XI Jinping, che nel 1985 da studente visse un’esperienza di soggiorno presso una famiglia americana nell’Iowa, torna per la terza volta negli Stati Uniti da leader assoluto della Cina. Un leader quasi imperiale, istituzionale, politico e militare praticamente a vita, ben oltre lo stesso Mao Tse-tung. Subito dopo essere stato rieletto, all’unanimità ca va sans dire, dal Congresso del Popolo Presidente della Repubblica, Segretario del Partito comunista cinese e presidente della Commissione militare centrale, XI ha cambiato dall’oggi al domani quattro ministri: Li Shangfu (Difesa), Qin Gang (Esteri), Liu Kun (Finanze) e Wang Zhigang.
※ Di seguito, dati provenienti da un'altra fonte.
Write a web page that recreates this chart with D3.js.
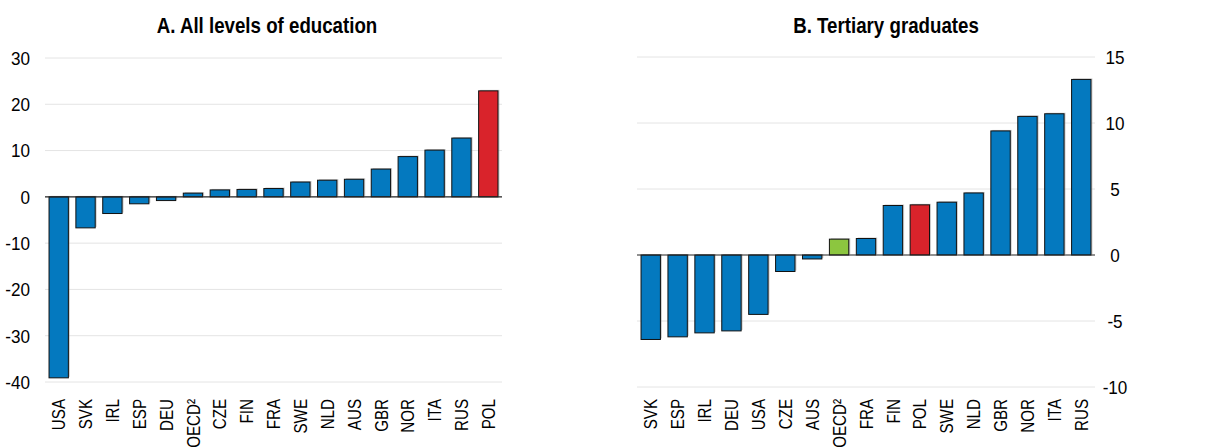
<!DOCTYPE html>
<html>
<head>
<meta charset="utf-8">
<script src="https://cdn.jsdelivr.net/npm/d3@7"></script>
<style>
  body { margin: 0; background: #fff; }
  svg text { font-family: "Liberation Sans", Arial, sans-serif; fill: #000; }
</style>
</head>
<body>
<svg id="chart" width="1220" height="448"></svg>
<script>
// Panel A: all levels of education
let catsA = ["USA","SVK","IRL","ESP","DEU","OECD²","CZE","FIN","FRA","SWE","NLD","AUS","GBR","NOR","ITA","RUS","POL"];
let valsA = [-39.1,-6.7,-3.6,-1.5,-0.8,0.8,1.5,1.6,1.8,3.2,3.6,3.8,6.0,8.7,10.1,12.7,22.9];
let ticksA = [-40,-30,-20,-10,0,10,20,30];

// Panel B: tertiary graduates
let catsB = ["SVK","ESP","IRL","DEU","USA","CZE","AUS","OECD²","FRA","FIN","POL","SWE","NLD","GBR","NOR","ITA","RUS"];
let valsB = [-6.4,-6.2,-5.9,-5.75,-4.5,-1.25,-0.3,1.2,1.25,3.75,3.8,4.0,4.7,9.4,10.5,10.7,13.3];
let ticksB = [-10,-5,0,5,10,15];

let redCats = ["POL"];
let greenCatsB = ["OECD²"];

const BLUE = "#0479bf", RED = "#d9232b", GREEN = "#8cc63f";
const NARROW = 0.82; // squeeze text to look like Arial Narrow

let svg = d3.select("#chart");

function drawPanel(cfg) {
    let {cats, vals, ticks, domain, x0, x1, yTop, yBot, title, titleX, axisSide, greens} = cfg;

    let x = d3.scaleBand().domain(cats).range([x0, x1]).paddingInner(0.28).paddingOuter(0.15);
    let y = d3.scaleLinear().domain(domain).range([yBot, yTop]);

    let g = svg.append("g");

    // gridlines
    g.selectAll(".grid")
        .data(ticks.filter(t => t !== 0))
        .join("line")
        .attr("x1", x0).attr("x2", x1)
        .attr("y1", d => y(d)).attr("y2", d => y(d))
        .attr("stroke", "#e4e4e4")
        .attr("stroke-width", 1);

    // tick labels
    let tx = axisSide === "left" ? x0 - 15 : x1 + 20;
    g.selectAll(".tick")
        .data(ticks)
        .join("text")
        .attr("transform", d => "translate(" + tx + "," + y(d) + ") scale(0.9,1)")
        .attr("dy", "0.36em")
        .attr("text-anchor", axisSide === "left" ? "end" : "middle")
        .style("font-size", "19px")
        .text(d => d);

    let color = function(c) {
        if (redCats.includes(c)) return RED;
        if (greens.includes(c)) return GREEN;
        return BLUE;
    };

    let data = cats.map((c, i) => ({cat: c, v: vals[i]}));

    // soft shadow behind bars
    g.selectAll(".shadow")
        .data(data)
        .join("rect")
        .attr("x", d => x(d.cat) + 1.5)
        .attr("y", d => Math.min(y(d.v), y(0)) - 1)
        .attr("width", x.bandwidth())
        .attr("height", d => Math.abs(y(d.v) - y(0)))
        .attr("fill", "#9a9a9a")
        .attr("opacity", 0.5);

    g.selectAll(".bar")
        .data(data)
        .join("rect")
        .attr("x", d => x(d.cat))
        .attr("y", d => Math.min(y(d.v), y(0)))
        .attr("width", x.bandwidth())
        .attr("height", d => Math.abs(y(d.v) - y(0)))
        .attr("fill", d => color(d.cat))
        .attr("stroke", "#111")
        .attr("stroke-width", 1);

    // zero line
    g.append("line")
        .attr("x1", x0).attr("x2", x1)
        .attr("y1", y(0)).attr("y2", y(0))
        .attr("stroke", "#222")
        .attr("stroke-width", 1.2);

    // category labels
    g.selectAll(".xlab")
        .data(cats)
        .join("text")
        .attr("transform", d => "translate(" + (x(d) + x.bandwidth() / 2) + ",399) rotate(-90) scale(" + NARROW + ",1)")
        .attr("dy", "0.36em")
        .attr("text-anchor", "end")
        .style("font-size", "18.5px")
        .text(d => d);

    g.append("text")
        .attr("transform", "translate(" + titleX + ",33) scale(0.85,1)")
        .attr("text-anchor", "middle")
        .style("font-size", "22px")
        .style("font-weight", "bold")
        .text(title);
}

drawPanel({
    cats: catsA, vals: valsA, ticks: ticksA, domain: [-40, 30],
    x0: 45, x1: 502, yTop: 58, yBot: 382,
    title: "A. All levels of education", titleX: 267,
    axisSide: "left", greens: []
});

drawPanel({
    cats: catsB, vals: valsB, ticks: ticksB, domain: [-10, 15],
    x0: 637, x1: 1095, yTop: 57, yBot: 387,
    title: "B. Tertiary graduates", titleX: 886,
    axisSide: "right", greens: greenCatsB
});
</script>
</body>
</html>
In particolare, secondo gli esperti di strategie politico militari, l’allontamamento del Generalissimo Li Shangfu dal vertice militare, e dei titolari degli esteri e delle finanze, potrebbe essere funzionale ad un ammorbidimento della posizione di Pechino verso gli Stati Uniti e l’Europa.

Dietro l’imperscrutabile monoliticità cinese, alla Casa Bianca conoscono nei dettagli le difficoltà del rallentamento della crescita del Pil, del calo delle esportazioni, del default della bolla immobiliare e, soprattutto, del grave problema della disoccupazione giovanile che ha raggiunto il 20%, il livello più alto dal 2018.

Anche se nelle relazioni tra Cina e Stati Uniti continuano a pesare le tensioni sulle questioni di Taiwan e del Mare Cinese Meridionale, a cui si aggiungono le divergenti visioni sullo conflitto tra Israele e Hamas, vi sono la pace e la stabilità globale sullo sfondo di San Francisco al summit dell’Apec, l’Asia-Pacific Economic Cooperation, che raggruppa le ventuno economie che si affacciano sul Pacifico.

Secondo la Fox News, il presidente americano sottolineerà l’importanza di mantenere “aperte le linee di comunicazione”, e l’incontro potrebbe determinare un allentamento delle tensioni bilaterali in un momento in cui è necessaria “un’intensa diplomazia”. L’obiettivo – aggiunge Fox News- é quello di “gestire la competizione in modo responsabile”.

Per il Washington Post, Biden e Xi parleranno di collaborazione in ambiti di reciproca preoccupazione, come i cambiamenti climatici, e dovrebbero anche affrontare i punti di disaccordo, dal conflitto in Ucraina ai diritti umani, passando per le dispute nel Mar cinese meridionale e Taiwan, dove a gennaio sono previste le elezioni presidenziali.

L’agenzia ufficiale cinese Xinhua sottolinea che la Repubblica Popolare “considererà e gestirà le sue relazioni con gli Usa in linea con i tre principi di rispetto reciproco, coesistenza pacifica e cooperazione reciprocamente vantaggiosa”. XI, scrive la Xinhua, “torna negli Usa alla ricerca della strada da seguire per i legami tesi tra le due principali economie del mondo”. Ed infatti il New York Times rivela che il presidente cinese dopo il bilaterale con Biden avrebbe in programma anche una cena privata con imprenditori americani.

La valutazione preventiva complessiva del faccia a faccia la sintetizza la Bbc: “Nessuna delle due parti si attende una qualsiasi svolta che possa costituire un reset per le relazioni, si tratterà di gestire e stabilizzare i rapporti”.

Ma non é detto che dietro le quinte del perimetro del summit, in maniera non ufficiale, non si avvii una trattativa su come conseguire interessi reciproci. Per esempio: una pace accettabile dall’Ucraina, con o senza Putin, in cambio di una inconfessabile apertura su Taiwan, a condizione di garantire all’isola cinese la stessa autonomia di cui godeva Hong Kong.

Sarebbe la conferma che la California è davvero lo Stato dove si ricomincia, come sostiene la scrittrice anglo americana di romanzi storici Tracy Chevalier.